What is a closing?
Updated March 4, 2022
As in other deals and business transactions, in real estate, the closing process is when a sale becomes final and legally binding, and a property transfers from the previous owner to the new one.
Closings are well-known as sometimes hours-long affairs filled with endless signatures and paperwork, and indeed they can be. Many important legal and financial details are finalized during a closing, and a great deal can take place in between the time when a buyer’s offer is accepted and the sale is actually closed.
(In the period after the seller has accepted an offer and before the sale has closed, a property may be referred to as “in contract,” and the deal can still potentially fall apart if, for example, something unexpected comes up during the home inspection or the title search. During this time, funds from the buyer are often put in escrow to be held by a third party until the closing.)

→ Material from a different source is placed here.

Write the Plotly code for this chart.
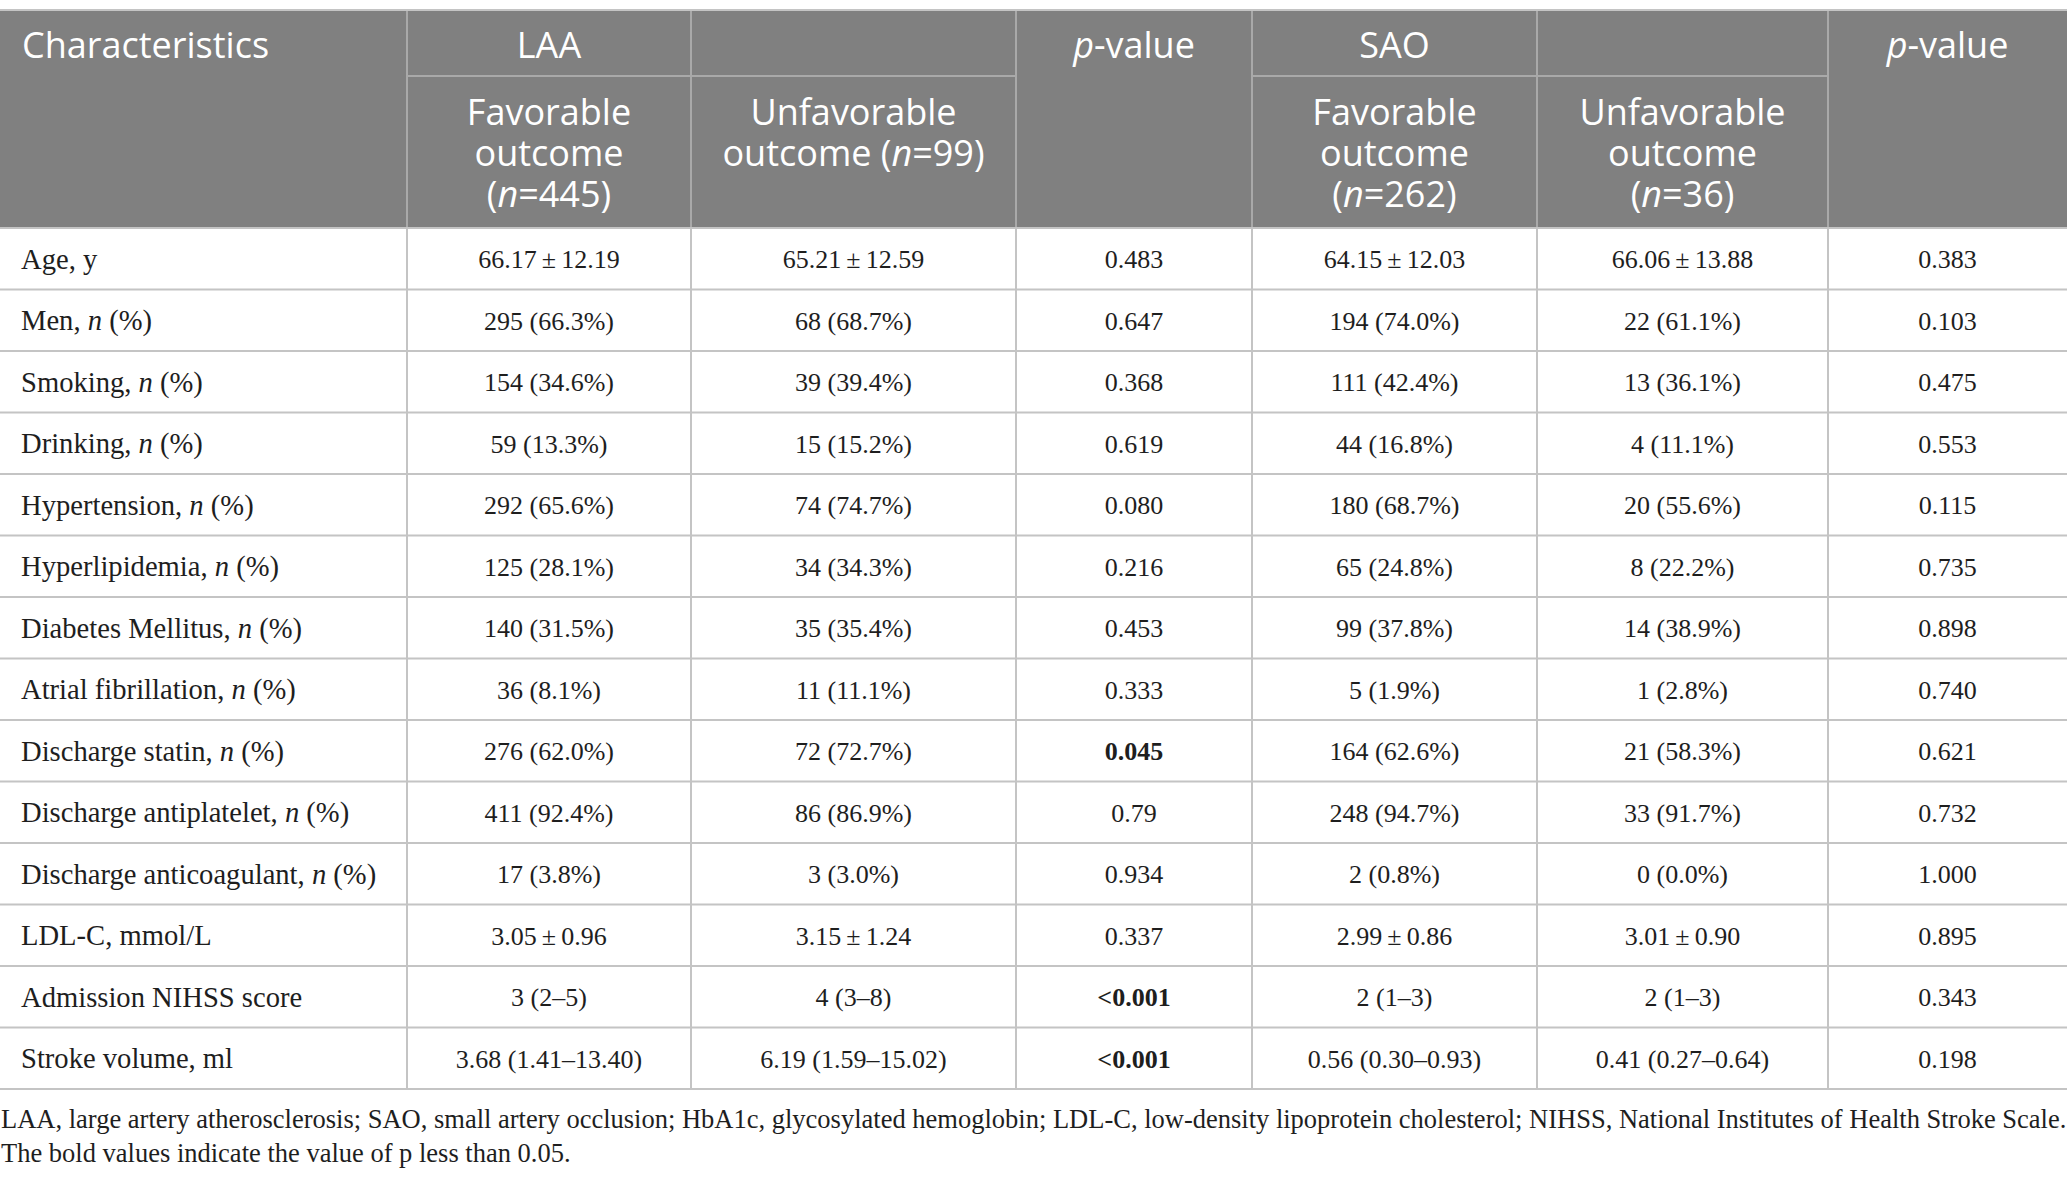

Closings are well-known as sometimes hours-long affairs filled with endless signatures and paperwork. Photo: Pixabay
Below, the basics of what to expect from a standard closing:
What happens during a closing?
Rather than a handshake deal and a handoff of keys between a buyer and seller, closings are generally attended by the real estate agents on the deal, as well as attorneys for both the buyer and seller, a title company representative, the managing agent (if the deal is taking place in a co-op building), and a representative from the buyer’s mortgage lender, if applicable. Sellers don’t necessarily need to be in attendance at the closing, and more broadly, the exact details vary depending on regulations from state to state.
During the Covid-19 pandemic, closings were pared down, with some buyers giving their lawyers power-of-attorney to sign final documents in person, or conducting entirely virtual closings using tools like DocuSign.
At a standard closing, you can generally expect some combination of the following to take place:
- The deed is signed and the property’s title is transferred to the buyer.
- The bill of sale is signed.
- Insurance documents are signed (this can include extras like flood insurance or fire insurance, depending on location).
- The buyer signs their loan documents and mortgage note, if they’re using financing.
- The buyer delivers a cashier’s check for the total amount due, including both the down payment and other assorted closing costs (more on that below).
- The buyer receives keys to the home.
How much are closing costs?
A variety of expenses come up in a closing, and can catch buyers off guard. On average, closing costs end up amounting to between 2% and 7% of a home’s total value (so approximately $20,000 to $70,000 for a $1 million property).
These costs can include:
- Bank fees from the buyer’s mortgage lender and appraiser.
- Mortgage recording taxes.
- Attorney fees.
- Building fees (for co-ops and condos) covering move-in charges, as well as board application fees, managing agent fees, and attorney fees.
- Transfer taxes.
- “Mansion” taxes (in New York City, buyers in properties over a certain price point pay the so-called mansion tax with rates starting at 1% of the purchase price for properties over $1 million).
- Title insurance costs.
Who covers closing costs can become a part of the negotiation in a real estate deal. For instance, a developer might offer to cover a certain number of years worth of taxes, or other closing costs, in order to strike a deal with a buyer without lowering the publicly recorded sale price of an apartment. Similarly, sellers may offer or agree to cover closing costs in order to close a deal or entice a greater number of prospective buyers.
Buyers and sellers will generally be aware of their respective closing costs well in advance of the actual closing, but in addition to their cashier’s check for the down payment and other costs, buyers often end up needing to write additional personal checks at a closing to cover last minute expenses or transactions that come up over the course of a closing, such as a buyer paying for the gas leftover by the seller in a home’s propane gas tank.